Во всяком случае, бесспорно, что для Леонардо создать картину было настолько же трудно, насколько легко было сделать рисунок. Путь от наброска к живописи был мучительным. Поэтому рисование являлось каждодневным занятием, а живопись была редким этапом. Наблюдения современников удивленно отмечают это. Совсем небольшие сроки были ему нужны для всяческих сложных инженерных и архитектурных чертежей и проектов. Но ему требовались годы, чтобы написать простой портрет, не говоря уже о композиции, будь то картина или скульптура. Над портретом «Моны Лизы» он проработал четыре года; «Тайную вечерю» он готовил чуть ли не десятилетие; над «Конем», памятником Франческо Сфорца, он медлил шестнадцать лет, так и не доделав; одна подготовка «Битвы при Ангиари» заняла три с половиной года — и осталась безрезультатной. Не дай бог, ежели кто-либо заболевал желанием дать Леонардо заказ. Шли годы, а он все никак не мог перейти от эскизного рисунка к живописи или же попросту не выполнял обещания совсем. И в это же время он делал десятки и сотни набросков и проектов, где его мастерство и изобретательность цвели с огромной полнотой.

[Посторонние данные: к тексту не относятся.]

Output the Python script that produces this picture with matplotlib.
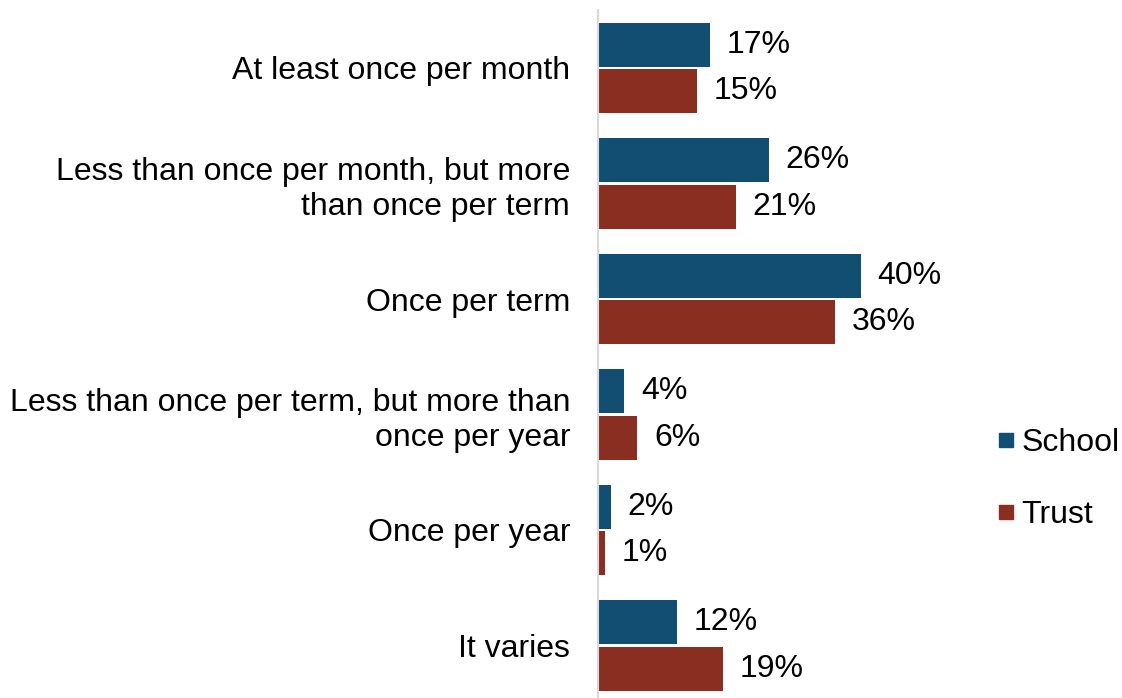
import matplotlib.pyplot as plt
from matplotlib.lines import Line2D
import numpy as np

plt.rcParams['font.family'] = ['Liberation Sans', 'DejaVu Sans']

categories = [
    'At least once per month',
    'Less than once per month, but more\nthan once per term',
    'Once per term',
    'Less than once per term, but more than\nonce per year',
    'Once per year',
    'It varies',
]
school = [17, 26, 40, 4, 2, 12]
trust = [15, 21, 36, 6, 1, 19]

school_color = '#124E72'
trust_color = '#8B2E22'
fs = 23

fig = plt.figure(figsize=(11.22, 6.98), dpi=100)
ax = fig.add_axes([598 / 1122, 1 - 703.25 / 698, 362 / 1122, 693 / 698])

y = np.arange(len(categories))
bar_h = 0.381
off = 0.203

bars_s = ax.barh(y - off, school, height=bar_h, color=school_color, label='School')
bars_t = ax.barh(y + off, trust, height=bar_h, color=trust_color, label='Trust')

for bars, vals in ((bars_s, school), (bars_t, trust)):
    for b, v in zip(bars, vals):
        ax.annotate(f'{v}%', (b.get_width(), b.get_y() + b.get_height() / 2),
                    xytext=(12, 0), textcoords='offset points',
                    va='center', ha='left', fontsize=fs)

ax.set_xlim(0, 362 / 6.575)
ax.set_ylim(len(categories) - 0.5, -0.5)
ax.set_yticks(y)
ax.set_yticklabels(categories, fontsize=fs, linespacing=1.23)
ax.tick_params(axis='y', length=0, pad=20)
ax.set_xticks([])
for side in ('top', 'right', 'bottom'):
    ax.spines[side].set_visible(False)
ax.spines['left'].set_color('#D9D9D9')
ax.spines['left'].set_linewidth(1.5)

handles = [
    Line2D([], [], marker='s', linestyle='none', markersize=10, color=school_color),
    Line2D([], [], marker='s', linestyle='none', markersize=10, color=trust_color),
]
fig.legend(handles, ['School', 'Trust'], loc='center left',
           bbox_to_anchor=(969 / 1122, 1 - 479 / 698), frameon=False,
           fontsize=fs, handlelength=0.5, handletextpad=0.25, labelspacing=1.33)

fig.savefig('out.png', dpi=100)
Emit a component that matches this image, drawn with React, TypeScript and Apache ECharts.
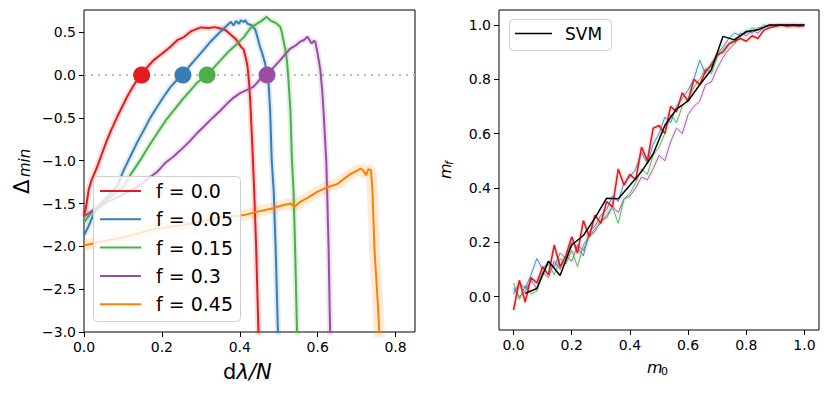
import React, { useEffect, useRef } from 'react';
import * as echarts from 'echarts';

// ---------- Left panel data ----------
const fLabels = ['f = 0.0', 'f = 0.05', 'f = 0.15', 'f = 0.3', 'f = 0.45'];
const fColors = ['#e41a1c', '#377eb8', '#4daf4a', '#984ea3', '#ff7f00'];

const curveF000 = [[0,-1.65],[0.005,-1.55],[0.012,-1.34],[0.02,-1.22],[0.034,-1.07],[0.045,-0.93],[0.059,-0.76],[0.07,-0.64],[0.085,-0.49],[0.098,-0.37],[0.111,-0.25],[0.125,-0.14],[0.135,-0.07],[0.148,0],[0.16,0.08],[0.179,0.175],[0.2,0.25],[0.222,0.33],[0.24,0.41],[0.255,0.44],[0.274,0.51],[0.29,0.54],[0.30,0.557],[0.32,0.55],[0.335,0.56],[0.351,0.545],[0.365,0.52],[0.377,0.47],[0.39,0.42],[0.403,0.33],[0.41,0.30],[0.415,0.21],[0.42,0.10],[0.424,-0.09],[0.428,-0.4],[0.432,-0.8],[0.437,-1.34],[0.442,-2.0],[0.448,-3.0],[0.45,-3.2]];
const curveF005 = [[0,-1.87],[0.01,-1.78],[0.025,-1.62],[0.04,-1.52],[0.06,-1.42],[0.085,-1.30],[0.1,-1.13],[0.119,-0.95],[0.135,-0.80],[0.154,-0.64],[0.17,-0.50],[0.188,-0.37],[0.205,-0.25],[0.222,-0.14],[0.238,-0.06],[0.254,0.0],[0.27,0.10],[0.291,0.21],[0.31,0.31],[0.325,0.39],[0.34,0.46],[0.351,0.51],[0.365,0.57],[0.377,0.62],[0.384,0.58],[0.39,0.63],[0.398,0.6],[0.403,0.64],[0.41,0.62],[0.414,0.64],[0.42,0.6],[0.431,0.58],[0.44,0.53],[0.446,0.43],[0.452,0.33],[0.458,0.25],[0.465,0.137],[0.474,-0.097],[0.478,-0.41],[0.482,-0.99],[0.487,-1.34],[0.492,-2.0],[0.498,-3.0],[0.5,-3.2]];
const curveF015 = [[0,-1.72],[0.02,-1.6],[0.04,-1.52],[0.06,-1.45],[0.08,-1.38],[0.102,-1.30],[0.12,-1.16],[0.145,-0.99],[0.165,-0.84],[0.188,-0.68],[0.21,-0.53],[0.231,-0.41],[0.25,-0.30],[0.274,-0.175],[0.29,-0.09],[0.316,0],[0.33,0.07],[0.351,0.175],[0.37,0.27],[0.394,0.37],[0.41,0.44],[0.427,0.545],[0.444,0.60],[0.455,0.63],[0.469,0.68],[0.478,0.64],[0.487,0.62],[0.495,0.6],[0.504,0.565],[0.508,0.5],[0.512,0.41],[0.517,0.3],[0.521,0.175],[0.525,-0.05],[0.53,-0.41],[0.534,-0.99],[0.538,-1.34],[0.542,-2.0],[0.547,-3.0],[0.55,-3.2]];
const curveF030 = [[0,-1.65],[0.03,-1.56],[0.06,-1.48],[0.09,-1.42],[0.12,-1.35],[0.145,-1.28],[0.17,-1.19],[0.188,-1.13],[0.21,-1.02],[0.23,-0.95],[0.248,-0.876],[0.27,-0.78],[0.29,-0.68],[0.308,-0.60],[0.33,-0.50],[0.349,-0.42],[0.368,-0.33],[0.385,-0.26],[0.401,-0.21],[0.42,-0.17],[0.435,-0.137],[0.454,-0.04],[0.47,0],[0.487,0.09],[0.504,0.175],[0.518,0.25],[0.53,0.31],[0.545,0.35],[0.555,0.39],[0.565,0.41],[0.574,0.447],[0.58,0.40],[0.585,0.37],[0.59,0.40],[0.594,0.39],[0.6,0.25],[0.607,0.058],[0.612,-0.2],[0.615,-0.41],[0.622,-0.99],[0.624,-1.30],[0.628,-2.0],[0.632,-3.0],[0.634,-3.2]];
const curveF045 = [[0,-1.99],[0.04,-1.95],[0.085,-1.91],[0.13,-1.86],[0.171,-1.81],[0.21,-1.78],[0.257,-1.75],[0.3,-1.71],[0.342,-1.67],[0.38,-1.65],[0.411,-1.635],[0.44,-1.60],[0.48,-1.56],[0.51,-1.52],[0.531,-1.50],[0.54,-1.54],[0.555,-1.48],[0.575,-1.43],[0.60,-1.36],[0.625,-1.31],[0.651,-1.27],[0.665,-1.22],[0.686,-1.15],[0.70,-1.12],[0.711,-1.09],[0.718,-1.12],[0.724,-1.17],[0.73,-1.1],[0.737,-1.11],[0.741,-1.38],[0.746,-2.04],[0.754,-2.63],[0.758,-2.98],[0.76,-3.2]];
const leftCurves = [curveF000, curveF005, curveF015, curveF030, curveF045];
const zeroCrossX = [0.148, 0.254, 0.316, 0.470];

const leftXTicks = [0, 0.2, 0.4, 0.6, 0.8];
const leftYTicks = [-3, -2.5, -2, -1.5, -1, -0.5, 0, 0.5];

// ---------- Right panel data ----------
const m0Values = [0,0.02,0.04,0.06,0.08,0.1,0.12,0.14,0.16,0.18,0.2,0.22,0.24,0.26,0.28,0.3,0.32,0.34,0.36,0.38,0.4,0.42,0.44,0.46,0.48,0.5,0.52,0.54,0.56,0.58,0.6,0.62,0.64,0.66,0.68,0.7,0.72,0.74,0.76,0.78,0.8,0.82,0.84,0.86,0.88,0.9,0.92,0.94,0.96,0.98,1.0];
const mfRed = [-0.05,0.06,-0.02,0.07,0.05,0.11,0.08,0.19,0.11,0.15,0.22,0.16,0.28,0.22,0.30,0.27,0.35,0.33,0.47,0.41,0.45,0.43,0.55,0.50,0.62,0.63,0.60,0.70,0.68,0.75,0.72,0.80,0.78,0.83,0.85,0.89,0.90,0.93,0.94,0.95,0.94,0.96,0.95,0.98,0.99,0.995,1.0,0.995,0.998,0.995,0.997];
const mfBlue = [0.01,0.05,0.03,0.08,0.14,0.10,0.13,0.11,0.16,0.14,0.20,0.18,0.15,0.24,0.26,0.30,0.32,0.37,0.35,0.42,0.44,0.47,0.53,0.49,0.56,0.60,0.66,0.64,0.70,0.73,0.76,0.80,0.87,0.82,0.86,0.89,0.92,0.95,0.97,0.96,0.98,0.97,0.99,0.99,1.0,0.995,1.0,0.998,1.0,0.999,1.0];
const mfGreen = [0.05,-0.01,0.04,0.01,0.02,0.09,0.12,0.08,0.14,0.12,0.17,0.11,0.19,0.22,0.25,0.27,0.30,0.33,0.27,0.36,0.38,0.42,0.47,0.45,0.52,0.55,0.60,0.67,0.64,0.70,0.73,0.77,0.80,0.84,0.82,0.88,0.91,0.93,0.95,0.96,0.97,0.99,0.98,1.0,0.995,1.0,0.998,1.0,0.999,1.0,1.0];
const mfPurple = [0.03,0.0,0.02,0.06,0.03,0.09,0.07,0.13,0.10,0.15,0.13,0.19,0.17,0.22,0.24,0.28,0.29,0.33,0.31,0.36,0.37,0.40,0.44,0.43,0.47,0.52,0.50,0.57,0.62,0.60,0.67,0.70,0.72,0.78,0.79,0.84,0.88,0.91,0.93,0.97,0.96,0.98,0.97,0.99,1.0,0.998,1.0,0.999,1.0,1.0,1.0];
const svmM0 = [0.04,0.08,0.12,0.16,0.2,0.24,0.28,0.32,0.36,0.4,0.44,0.48,0.52,0.56,0.6,0.64,0.68,0.72,0.76,0.8,0.84,0.88,0.92,0.96,1.0];
const svmMf = [0.012,0.03,0.13,0.078,0.19,0.225,0.29,0.362,0.36,0.41,0.46,0.525,0.63,0.69,0.72,0.78,0.835,0.958,0.945,0.975,0.982,1.0,1.0,1.0,1.0];
const rightTicks = [0, 0.2, 0.4, 0.6, 0.8, 1.0];

const FONT = 'DejaVu Sans';

function fmt(v: number) {
  return v.toFixed(1).replace('-', '\u2212');
}

function axisCommon(ticks: number[]) {
  return {
    splitLine: { show: false },
    axisLine: { show: false, onZero: false },
    axisTick: { show: true, customValues: ticks, length: 5, lineStyle: { color: '#000', width: 1 } },
    axisLabel: {
      customValues: ticks,
      formatter: (v: number) => fmt(v),
      fontSize: 14,
      color: '#000',
      fontFamily: FONT,
      margin: 8,
    },
  };
}

export default function App() {
  const ref = useRef<HTMLDivElement>(null);
  useEffect(() => {
    document.body.style.margin = '0';
    const chart = echarts.init(ref.current!, null, { renderer: 'svg' });

    const series: any[] = [];
    // zero dotted line
    series.push({
      type: 'line', xAxisIndex: 0, yAxisIndex: 0, data: [[0, 0], [0.85, 0]],
      showSymbol: false, silent: true, z: 1,
      lineStyle: { color: '#bdbdbd', width: 2, type: [2, 5] },
    });
    const bandW = [6, 6, 6, 6, 11];
    leftCurves.forEach((c, i) => {
      series.push({
        type: 'line', xAxisIndex: 0, yAxisIndex: 0, data: c, showSymbol: false, silent: true,
        z: 2 + i, lineStyle: { color: fColors[i], width: bandW[i], opacity: 0.16 },
      });
      series.push({
        name: fLabels[i], type: 'line', xAxisIndex: 0, yAxisIndex: 0, data: c, showSymbol: false,
        z: 2 + i, lineStyle: { color: fColors[i], width: 2 },
      });
    });
    series.push({
      type: 'scatter', xAxisIndex: 0, yAxisIndex: 0, symbolSize: 17, z: 10,
      data: zeroCrossX.map((x, i) => ({ value: [x, 0], itemStyle: { color: fColors[i], opacity: 1 } })),
    });

    // right panel
    const rightSets = [mfRed, mfBlue, mfGreen, mfPurple];
    const rightOrder = [3, 2, 1, 0];
    rightOrder.forEach((i) => {
      const d = m0Values.map((x, k) => [x, rightSets[i][k]]);
      series.push({
        type: 'line', xAxisIndex: 1, yAxisIndex: 1, data: d, showSymbol: false, silent: true,
        z: 2, lineStyle: { color: fColors[i], width: 5, opacity: 0.08 },
      });
      series.push({
        type: 'line', xAxisIndex: 1, yAxisIndex: 1, data: d, showSymbol: false,
        z: 3, lineStyle: { color: fColors[i], width: i === 0 ? 1.6 : 0.9 },
      });
    });
    series.push({
      name: 'SVM', type: 'line', xAxisIndex: 1, yAxisIndex: 1,
      data: svmM0.map((x, k) => [x, svmMf[k]]), showSymbol: false, z: 6,
      lineStyle: { color: '#000', width: 1.5 },
    });

    const legendItems: any[] = [];
    legendItems.push({
      type: 'rect', shape: { x: 93.5, y: 176.5, width: 147, height: 145, r: 4 },
      style: { fill: 'rgba(255,255,255,0.8)', stroke: '#d0d0d0', lineWidth: 1 }, z: 100,
    });
    fLabels.forEach((lab, i) => {
      const y = 191 + i * 28.3;
      legendItems.push({ type: 'line', shape: { x1: 100, y1: y, x2: 141, y2: y }, style: { stroke: fColors[i], lineWidth: 2 }, z: 101 });
      legendItems.push({ type: 'text', x: 156, y, style: { text: lab, font: `19px "${FONT}"`, fill: '#000', align: 'left', verticalAlign: 'middle' }, z: 101 });
    });
    legendItems.push({
      type: 'rect', shape: { x: 509.5, y: 19.5, width: 102, height: 31, r: 4 },
      style: { fill: 'rgba(255,255,255,0.8)', stroke: '#d0d0d0', lineWidth: 1 }, z: 100,
    });
    legendItems.push({ type: 'line', shape: { x1: 515, y1: 33.5, x2: 552, y2: 33.5 }, style: { stroke: '#000', lineWidth: 1.5 }, z: 101 });
    legendItems.push({ type: 'text', x: 565, y: 34, style: { text: 'SVM', font: `17px "${FONT}"`, fill: '#000', align: 'left', verticalAlign: 'middle' }, z: 101 });

    // axis titles
    legendItems.push({
      type: 'group', x: 249, y: 372,
      children: [
        { type: 'text', x: -26, y: 0, style: { text: 'd', font: `21px "${FONT}"`, fill: '#000', align: 'left', verticalAlign: 'middle' } },
        { type: 'text', x: -12.5, y: 0, style: { text: '\u03bb/N', font: `italic 21px "${FONT}"`, fill: '#000', align: 'left', verticalAlign: 'middle' } },
      ],
    });
    legendItems.push({
      type: 'group', x: 22, y: 171, rotation: Math.PI / 2,
      children: [
        { type: 'text', x: -23, y: 0, style: { text: '\u0394', font: `21px "${FONT}"`, fill: '#000', align: 'left', verticalAlign: 'middle' } },
        { type: 'text', x: -6, y: 3, style: { text: 'min', font: `italic 15px "${FONT}"`, fill: '#000', align: 'left', verticalAlign: 'middle' } },
      ],
    });
    legendItems.push({
      type: 'group', x: 445, y: 170, rotation: Math.PI / 2,
      children: [
        { type: 'text', x: -9, y: 0, style: { text: 'm', font: `italic 16px "${FONT}"`, fill: '#000', align: 'left', verticalAlign: 'middle' } },
        { type: 'text', x: 5, y: 4, style: { text: 'f', font: `italic 11px "${FONT}"`, fill: '#000', align: 'left', verticalAlign: 'middle' } },
      ],
    });
    legendItems.push({
      type: 'group', x: 659, y: 367,
      children: [
        { type: 'text', x: -12, y: 0, style: { text: 'm', font: `italic 16px "${FONT}"`, fill: '#000', align: 'left', verticalAlign: 'middle' } },
        { type: 'text', x: 2, y: 4, style: { text: '0', font: `11px "${FONT}"`, fill: '#000', align: 'left', verticalAlign: 'middle' } },
      ],
    });

    chart.setOption({
      animation: false,
      backgroundColor: '#fff',
      grid: [
        { left: 84, top: 10, width: 331, height: 322, show: true, borderColor: '#000', borderWidth: 1, containLabel: false },
        { left: 499, top: 10, width: 320, height: 320, show: true, borderColor: '#000', borderWidth: 1, containLabel: false },
      ],
      xAxis: [
        { type: 'value', gridIndex: 0, min: 0, max: 0.85, ...axisCommon(leftXTicks) },
        { type: 'value', gridIndex: 1, min: -0.05, max: 1.05, ...axisCommon(rightTicks) },
      ],
      yAxis: [
        { type: 'value', gridIndex: 0, min: -3, max: 0.76, ...axisCommon(leftYTicks) },
        { type: 'value', gridIndex: 1, min: -0.123, max: 1.055, ...axisCommon(rightTicks) },
      ],
      series,
      graphic: legendItems,
    });
    return () => chart.dispose();
  }, []);
  return <div ref={ref} style={{ width: 830, height: 395 }} />;
}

Лицам, входившим с ним в соприкосновение, было чему удивляться. Гений искусства — и такое поразительное бесплодие. Современники горестно отмечали факт, но не могли найти объяснения. Они просто сопоставляли скудость художественных произведений Леонардо с обилием его инженерно-математических занятий и выводили простейшее следствие о том, что математику он любит, а к живописи холоден. Сохранилась переписка между Изабеллой д’Эсте, герцогиней мантуанской, пожелавшей заказать портрет, а потом картину на любой сюжет, какой будет угодно Леонардо, и между доверенным ее лицом, важным кармелитом Пьетро де Нуволарио, которому она после долгого ожидания поручила вытянуть, наконец, у Леонардо обещанное. Нуволарио отвечает герцогине: «Я сделаю то, о чем просит меня ваша светлость. Что касается жизни Леонардо, то она очень пестра и неопределенна (е varia e indetèrminate), так что кажется, что он живет со дня на день (a giornata). С того времени, как он находится во Флоренции, он сделал только эскиз одной картины (речь идет о «Св. Анне»)… Эскиз этот еще не кончен. Другого он ничего не делает, разве только, что двое его учеников пишут портреты, а он время от времени исправляет их работы. Он чрезвычайно увлечен геометрией и совсем забросил кисть (da opre forta a la geometria, impacientissimo al fenello)». Письмо помечено 3 апреля 1501 года, а на следующий день, 4-го, Нуволарио добавляет, что он посетил Леонардо «в пятницу, на Страстной неделе, чтобы лично убедиться, как обстоит дело. Его занятия математикой до такой степени отбили у него охоту к живописи, что он с трудом берется за кисть»…

Можно сказать, что эта фраза вице-генерала кармелитского ордена является своего рода классической формулой того, что думали о Леонардо современники. Она сохранила свою силу надолго. Она стала традиционной. Однако если она свидетельствует о фактах верно, то объясняет их ложно. Медленность и затрудненность художественного творчества Леонардо бесспорны, но причина этому отнюдь не разбросанность его занятий и не предпочтение, которое он оказывал математике. Это не так просто. При его долголетней огромной работоспособности хватило бы места и для создания изрядного количества художественных произведений, — во всяком случае, много больше, нежели он сделал. Суть не в нежелании Леонардо заниматься живописью, а, наоборот, в том высочайшем значении, которое он ей придавал. В этом состоял парадокс леонардовского творчества.

В самом деле, если живопись — познание мира, то картина — итог такого познания. Создать картину — значит дать синтез, философию естества. Легко заниматься отдельными исследованиями, анализировать явления, отыскивать частные законы и выводить частные решения; легко зарисовывать фигуры и предметы, изобретать машины и аллегории; здесь достаточно трудоспособности, опыта, мастерства, чтобы наполнить сотни страниц «кодексов». Но требуется величайшее раздумье, огромная осторожность, постоянная выверенность, когда сводишь эти разрозненные знания воедино, когда даешь последние обобщения законам природы, — когда создаешь картину. Чем больше у живописца знаний, чем глубже проник он в строение и связь явлений, тем труднее и опаснее добывать синтез. К нему можно обращаться лишь в особые минуты, когда вдруг находишь то, что давно искал, что раньше не давалось вовсе или было приблизительным.